The result of all of Hasbro's diligent faithfulness to the source is a great version of a classic board game.
You would think that with all the excellent World War II strategy games that have come out for the PC, that Hasbro's release of the classic board game Axis & Allies would be met with lackluster praise. But the truth be told, if you're looking for a lasting, well-balanced strategic wargame of the Second World War, this game is a great choice.
Axis & Allies features a global view of the war beginning in the spring of 1942. In this situation, Germany and Japan are somewhat mediocre economically, but they are militarily strong. The Allies, on the other hand, have yet to bring the full force of their economic potential into production for wartime and as a result lack some adequate defenses. During the game, each player assumes the role of the commanding officer of one of the five major nations involved. You purchase and deploy units, give combat directives on a strategic scale, and even plan some research and development. As the game progresses, the tide of war can easily turn. In the standard game, the Allies' victory condition requires them to capture two Axis capitals: the nation of Germany and the island of Honshu. Meanwhile, the Axis powers have two options for victory. They can either establish an economic victory by achieving a certain production level or capture two of the three capitals of the main Allied powers (USA, UK, USSR).
In each turn, you decide what to purchase and research, initiate combat, move units, and deploy new units. The economic system of the game is governed by how you spend the IPCs (Industrial Production Certificates) between such units as infantry, tanks, submarines, battleships, bombers, and fighters. Each unit has a certain number of spaces it can move a turn whether before or after combat. The final outcome of battles is determined by electronic dice that are rolled for each unit to see if they score a hit against the defender. The combat values for each unit, which are usually different for attack and defense, are representative of how well the unit performs in that role. Bombers do well for offensive strikes, but against a blitz of tanks, they can hardly operate at full effectiveness. However, infantry, which do a meager job when attacking, perform much better when on defense due to their ability to entrench themselves. Overall, this formula has worked well, and Hasbro has done a tremendous job in making the PC version both true to the original and easy to learn.
Hasbro's faithfulness to the original is the most important factor in how well this game has turned out. In fact, the game is so true to the original, that this is one of those rare cases where the computer game is actually preferable to the board game.

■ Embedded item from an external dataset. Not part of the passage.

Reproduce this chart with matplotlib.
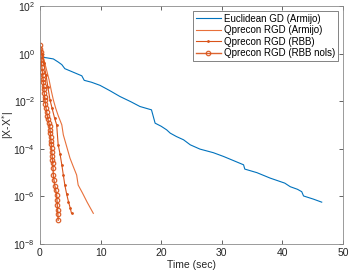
import numpy as np
import matplotlib
matplotlib.use("Agg")
import matplotlib.pyplot as plt
from matplotlib.ticker import LogLocator, FixedLocator

plt.rcParams['font.family'] = ['Liberation Sans', 'DejaVu Sans']

# Euclidean GD (Armijo): time (sec), log10 |X-X*|
gd_t = [0, 1.0, 2.2, 3.0, 3.6, 4.1, 5.5, 6.9, 7.3, 8.5, 9.9, 11.5, 13.2,
        15.0, 16.5, 18.4, 19.0, 20.0, 20.9, 21.5, 22.5, 23.7, 24.8, 26.4,
        28.6, 30.3, 32.0, 33.6, 33.8, 35.8, 38.0, 40.4, 41.3, 42.5, 43.2,
        43.5, 45.1, 46.5]
gd_e = [-0.14, -0.17, -0.22, -0.35, -0.46, -0.63, -0.78, -0.93, -1.12, -1.2,
        -1.33, -1.55, -1.80, -2.02, -2.22, -2.36, -2.92, -3.05, -3.20, -3.34,
        -3.48, -3.62, -3.83, -4.01, -4.16, -4.32, -4.50, -4.67, -4.85, -5.00,
        -5.23, -5.44, -5.59, -5.70, -5.80, -5.98, -6.11, -6.24]

# Qprecon RGD (Armijo)
arm_t = [0, 0.3, 0.7, 1.1, 1.5, 1.9, 2.2, 2.6, 3.0, 3.6, 3.85, 4.4, 4.95,
         5.5, 6.05, 6.3, 7.0, 7.8, 8.8]
arm_e = [0.35, 0.1, -0.3, -0.7, -1.1, -1.6, -1.94, -2.3, -2.6, -2.99, -3.41,
         -3.9, -4.39, -4.75, -5.1, -5.52, -5.85, -6.25, -6.71]

# Qprecon RGD (RBB)
rbb_t = [0, 0.3, 0.6, 1.0, 1.3, 1.65, 2.0, 2.4, 2.75, 3.0, 3.3, 3.6, 3.85,
         4.1, 4.4, 4.7, 5.0, 5.2]
rbb_e = [0.3, 0.0, -0.4, -0.9, -1.4, -1.94, -2.3, -2.7, -2.99, -3.83, -4.2,
         -4.67, -5.1, -5.52, -5.9, -6.22, -6.5, -6.71]

# Qprecon RGD (RBB nols)
nols_t = [0, 0.05, 0.1, 0.15, 0.2, 0.25, 0.3, 0.4, 0.45, 0.5, 0.55, 0.6,
          0.65, 0.7, 0.75, 0.8, 0.9, 1.0, 1.1, 1.2, 1.3, 1.45, 1.6, 1.65, 1.7,
          1.75, 1.8, 1.85, 1.9, 1.95, 2.0, 2.05, 2.1, 2.15, 2.2, 2.3, 2.45,
          2.6, 2.75, 2.8, 2.85, 2.9, 2.95, 3.0]
nols_e = [0.35, 0.2, 0.05, -0.1, -0.25, -0.4, -0.55, -0.75, -0.9, -1.05,
          -1.2, -1.35, -1.5, -1.65, -1.8, -1.94, -2.1, -2.3, -2.45, -2.6,
          -2.75, -2.9, -3.05, -3.2, -3.35, -3.5, -3.65, -3.8, -3.97, -4.15,
          -4.3, -4.45, -4.6, -4.8, -5.1, -5.3, -5.55, -5.75, -5.94, -6.15,
          -6.35, -6.55, -6.75, -7.0]

blue = '#0072BD'
orange = '#D95319'

fig = plt.figure(figsize=(3.49, 2.77), dpi=100)
ax = fig.add_axes([0.1146, 0.119, 0.868, 0.859])

ax.semilogy(gd_t, 10 ** np.array(gd_e), color=blue, lw=0.8,
            label='Euclidean GD (Armijo)')
ax.semilogy(arm_t, 10 ** np.array(arm_e), color='#E8703A', lw=0.8,
            label='Qprecon RGD (Armijo)')
ax.semilogy(rbb_t, 10 ** np.array(rbb_e), color=orange, lw=0.8,
            marker='.', ms=2, label='Qprecon RGD (RBB)')
ax.semilogy(nols_t, 10 ** np.array(nols_e), color=orange, lw=1.0,
            marker='o', ms=3.2, mfc='none', mew=0.9, alpha=0.9,
            label='Qprecon RGD (RBB nols)')

ax.set_xlim(0, 50)
ax.set_ylim(1e-8, 1e2)
ax.set_xticks([0, 10, 20, 30, 40, 50])
ax.yaxis.set_major_locator(FixedLocator([1e-8, 1e-6, 1e-4, 1e-2, 1e0, 1e2]))
ax.yaxis.set_minor_locator(LogLocator(base=10, subs=np.arange(2, 10), numticks=20))
ax.minorticks_on()
ax.xaxis.set_minor_locator(FixedLocator([]))

ax.tick_params(which='both', direction='in', top=True, right=True,
               colors='#262626', labelsize=7.5, width=0.5)
ax.tick_params(which='major', length=3)
ax.tick_params(which='minor', length=1.5)
ax.tick_params(axis='x', pad=3)
for s in ax.spines.values():
    s.set_color('#8a8a8a')
    s.set_linewidth(0.6)

ax.set_xlabel('Time (sec)', fontsize=7.5, color='#262626', labelpad=1)
fig.text(0.024, 0.55, '|X-X$^{*}$|', fontsize=7.5, color='#262626',
         rotation=90, ha='center', va='center')

leg = ax.legend(loc='upper right', fontsize=7, frameon=True, fancybox=False,
                handlelength=2.6, handletextpad=0.3, borderpad=0.3,
                labelspacing=0.15, borderaxespad=0.5)
leg.get_frame().set_edgecolor('#262626')
leg.get_frame().set_linewidth(0.5)

fig.savefig('out.png', dpi=100)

The game's standard rules are those of a newly revised third edition, allowing for some options not available when playing a board game. Although the new rules change the classic experience, the additions are actually impressively thought out. But, if you're a stickler for the traditional, you can turn those off. Surprisingly, other optional rules for the game that were mentioned in the board game rulebook are also available in the PC version. This simple detail provides a great deal more gameplay than could be asked for. Combine this with a full unit editor in which you can set the stats for each unit to your own desire, and you have the making of an endlessly replayable WWII strategic game.

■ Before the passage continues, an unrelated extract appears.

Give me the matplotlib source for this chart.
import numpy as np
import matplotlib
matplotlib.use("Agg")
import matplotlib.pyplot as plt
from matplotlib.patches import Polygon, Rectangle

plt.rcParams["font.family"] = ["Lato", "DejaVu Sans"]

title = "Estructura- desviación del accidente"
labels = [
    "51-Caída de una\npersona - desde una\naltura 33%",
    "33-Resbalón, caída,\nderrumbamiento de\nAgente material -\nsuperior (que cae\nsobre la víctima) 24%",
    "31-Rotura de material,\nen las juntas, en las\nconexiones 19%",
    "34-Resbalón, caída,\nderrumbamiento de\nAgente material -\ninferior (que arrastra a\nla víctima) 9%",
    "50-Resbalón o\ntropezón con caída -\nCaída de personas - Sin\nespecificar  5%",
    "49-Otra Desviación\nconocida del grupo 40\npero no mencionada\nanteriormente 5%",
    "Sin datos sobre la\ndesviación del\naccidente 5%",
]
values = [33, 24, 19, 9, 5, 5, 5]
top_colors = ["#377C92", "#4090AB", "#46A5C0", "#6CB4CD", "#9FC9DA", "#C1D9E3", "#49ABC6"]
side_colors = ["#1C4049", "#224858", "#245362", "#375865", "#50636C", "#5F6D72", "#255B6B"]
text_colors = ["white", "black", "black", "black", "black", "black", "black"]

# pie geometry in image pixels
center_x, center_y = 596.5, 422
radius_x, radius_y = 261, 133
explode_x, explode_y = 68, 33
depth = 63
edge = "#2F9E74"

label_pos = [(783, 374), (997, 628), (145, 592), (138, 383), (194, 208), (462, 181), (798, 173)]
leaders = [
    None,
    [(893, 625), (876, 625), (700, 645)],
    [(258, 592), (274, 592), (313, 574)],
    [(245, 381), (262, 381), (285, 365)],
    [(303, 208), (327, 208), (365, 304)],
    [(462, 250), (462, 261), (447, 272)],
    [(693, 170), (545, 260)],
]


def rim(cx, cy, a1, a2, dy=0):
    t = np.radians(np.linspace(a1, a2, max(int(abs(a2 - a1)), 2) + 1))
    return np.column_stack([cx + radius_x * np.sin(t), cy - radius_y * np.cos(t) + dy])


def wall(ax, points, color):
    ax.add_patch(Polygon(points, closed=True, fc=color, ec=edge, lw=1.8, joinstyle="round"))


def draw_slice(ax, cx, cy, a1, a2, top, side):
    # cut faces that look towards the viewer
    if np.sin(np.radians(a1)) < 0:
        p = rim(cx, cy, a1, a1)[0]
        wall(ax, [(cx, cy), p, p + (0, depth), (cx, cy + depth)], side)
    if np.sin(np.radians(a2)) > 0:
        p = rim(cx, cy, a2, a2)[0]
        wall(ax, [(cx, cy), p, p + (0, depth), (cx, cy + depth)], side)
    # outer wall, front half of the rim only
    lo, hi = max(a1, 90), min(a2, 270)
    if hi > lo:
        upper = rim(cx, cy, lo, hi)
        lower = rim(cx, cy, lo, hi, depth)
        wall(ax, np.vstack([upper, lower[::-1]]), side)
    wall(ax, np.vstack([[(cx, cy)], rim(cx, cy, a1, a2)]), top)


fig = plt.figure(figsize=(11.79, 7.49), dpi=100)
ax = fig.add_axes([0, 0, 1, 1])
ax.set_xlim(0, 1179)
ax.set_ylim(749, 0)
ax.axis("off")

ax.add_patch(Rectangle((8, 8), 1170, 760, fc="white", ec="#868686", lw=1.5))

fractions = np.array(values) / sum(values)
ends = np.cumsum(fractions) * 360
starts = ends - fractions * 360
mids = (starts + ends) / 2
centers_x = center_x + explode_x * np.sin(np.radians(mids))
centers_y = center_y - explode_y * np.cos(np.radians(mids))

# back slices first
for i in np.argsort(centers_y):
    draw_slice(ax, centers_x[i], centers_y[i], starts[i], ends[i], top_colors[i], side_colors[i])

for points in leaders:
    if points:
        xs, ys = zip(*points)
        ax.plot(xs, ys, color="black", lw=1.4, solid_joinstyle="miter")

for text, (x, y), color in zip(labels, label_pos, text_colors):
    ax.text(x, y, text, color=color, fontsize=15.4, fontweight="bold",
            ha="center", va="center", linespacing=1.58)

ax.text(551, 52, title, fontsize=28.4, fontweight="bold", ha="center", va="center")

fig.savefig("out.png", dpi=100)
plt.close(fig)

However, there's one thing that Hasbro has added that changes the original to such a degree as to give the whole game experience a much-deserved breath of life. As you play the game, the "Time Machine" allows you to go backwards (or forwards if you're already in the past) to any point in the game to change your strategy and see how things would work differently. This utility not only allows you to try different strategies, but can also give you an edge if you decide to cheat and just have to get those heavy bombers from the research table. Just keep taking the time machine back to where you took a chance on research and keep going back until the dice favor you.

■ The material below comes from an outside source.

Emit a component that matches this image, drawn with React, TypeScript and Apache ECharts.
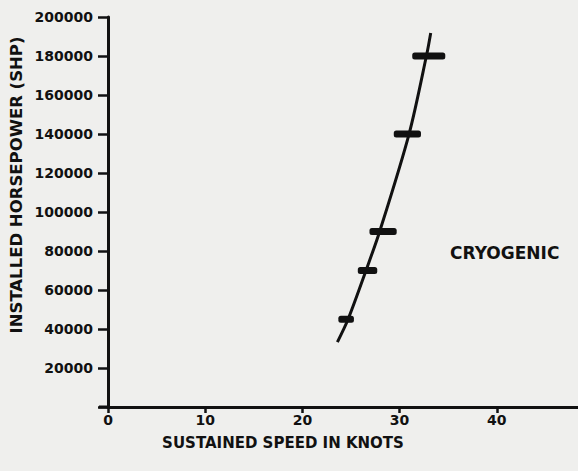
import React, { useEffect, useRef } from "react";
import * as echarts from "echarts";

// Tick values
const xTicks = [0, 10, 20, 30, 40];
const yTicks = [20000, 40000, 60000, 80000, 100000, 120000, 140000, 160000, 180000, 200000];

// Range bars: low speed, high speed, installed horsepower
const barLow = [23.7, 25.7, 26.9, 29.4, 31.3];
const barHigh = [25.3, 27.7, 29.7, 32.2, 34.7];
const barHp = [45000, 70000, 90000, 140000, 180000];

// Trend curve
const curveSpeed = [23.6, 24.7, 26.6, 28.0, 31.0, 32.8, 33.2];
const curveHp = [33300, 45000, 70800, 90800, 140500, 181000, 191800];

const FONT = "DejaVu Sans";
const INK = "#111111";

export default function App() {
  const ref = useRef<HTMLDivElement>(null);
  useEffect(() => {
    if (!ref.current) return;
    const chart = echarts.init(ref.current, null, { renderer: "svg" });
    const barData = barLow.map((lo, i) => [lo, barHigh[i], barHp[i]]);
    const curveData = curveSpeed.map((s, i) => [s, curveHp[i]]);
    chart.setOption({
      animation: false,
      backgroundColor: "#efefed",
      grid: { left: 108, top: 17, bottom: 64, right: -16, containLabel: false, outerBoundsMode: "none" },
      xAxis: {
        type: "value",
        min: 0,
        max: 50,
        interval: 10,
        splitLine: { show: false },
        axisLine: { show: true, lineStyle: { color: INK, width: 3 } },
        axisTick: { show: true, length: 6, lineStyle: { color: INK, width: 2.5 } },
        axisLabel: {
          margin: 6,
          color: INK,
          fontFamily: FONT,
          fontWeight: "bold",
          fontSize: 14,
          formatter: (v: number) => (xTicks.includes(v) ? String(v) : ""),
        },
      },
      yAxis: {
        type: "value",
        min: 0,
        max: 200000,
        interval: 20000,
        splitLine: { show: false },
        axisLine: { show: true, lineStyle: { color: INK, width: 3 } },
        axisTick: { show: true, length: 10, lineStyle: { color: INK, width: 2.5 } },
        axisLabel: {
          margin: 15,
          color: INK,
          fontFamily: FONT,
          fontWeight: "bold",
          fontSize: 14,
          formatter: (v: number) => (yTicks.includes(v) ? String(v) : ""),
        },
      },
      series: [
        {
          type: "line",
          data: curveData,
          smooth: 0.3,
          symbol: "none",
          lineStyle: { color: INK, width: 3 },
          z: 3,
        },
        {
          type: "custom",
          data: barData,
          encode: { x: [0, 1], y: 2 },
          z: 4,
          renderItem: (params: any, api: any) => {
            const lo = api.coord([api.value(0), api.value(2)]);
            const hi = api.coord([api.value(1), api.value(2)]);
            return {
              type: "rect",
              shape: { x: lo[0], y: lo[1] - 3.5, width: hi[0] - lo[0], height: 7, r: 2.5 },
              style: { fill: INK },
            };
          },
        },
      ],
      graphic: [
        {
          type: "line",
          shape: { x1: 99, y1: 407, x2: 108, y2: 407 },
          style: { stroke: INK, lineWidth: 3 },
        },
        {
          type: "text",
          x: 283,
          y: 443,
          style: {
            text: "SUSTAINED SPEED IN KNOTS",
            fill: INK,
            font: `bold 15px "${FONT}"`,
            textAlign: "center",
            textVerticalAlign: "middle",
          },
        },
        {
          type: "text",
          x: 16,
          y: 185,
          rotation: Math.PI / 2,
          style: {
            text: "INSTALLED HORSEPOWER (SHP)",
            fill: INK,
            font: `bold 16.5px "${FONT}"`,
            textAlign: "center",
            textVerticalAlign: "middle",
          },
        },
        {
          type: "text",
          x: 450,
          y: 253,
          style: {
            text: "CRYOGENIC",
            fill: INK,
            font: `bold 17px "${FONT}"`,
            textAlign: "left",
            textVerticalAlign: "middle",
          },
        },
      ],
    });
    return () => chart.dispose();
  }, []);
  return (
    <div
      ref={ref}
      style={{ position: "fixed", left: 0, top: 0, width: 578, height: 471 }}
    />
  );
}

As for the other aspects, the results speak for themselves. Simple improvements such as the multiplayer capability, a tutorial for newcomers, and animated cutscenes for victory and defeat are graciously welcomed. The graphics, while they aren't stellar landscaped 3D renditions of the terrain, preserve the bright, accurately depicted colors from the original board. In order to conserve memory requirements, Hasbro eliminated the unique look of individual units from the different sides. Apart from the different colors, the original pieces of the board game had different model tanks and poses of infantrymen for the units. However, if you manage to get jet power from the research table, the look of your planes converts to the more aerodynamic models of the late '40s/early '50s.
The main drawback to the game is a lack of good multiplayer support. There's no option for e-mail games, and the gameplay on some of the online services isn't always up to par. This is a very sad fact when a game like this almost demands human opponents. The AI is adequate in providing a challenge, but the early game can tend to repeat if you don't try new moves of your own.
The result of all of Hasbro's diligent faithfulness to the source is a great version of a classic board game. Often, the intricacies of multimedia games leave out some of the tactile feel of the cardboard and plastic. Here, the resulting product goes to show that an electronic game of Axis & Allies is just as much fun as sitting around the gaming table on a rainy Saturday afternoon.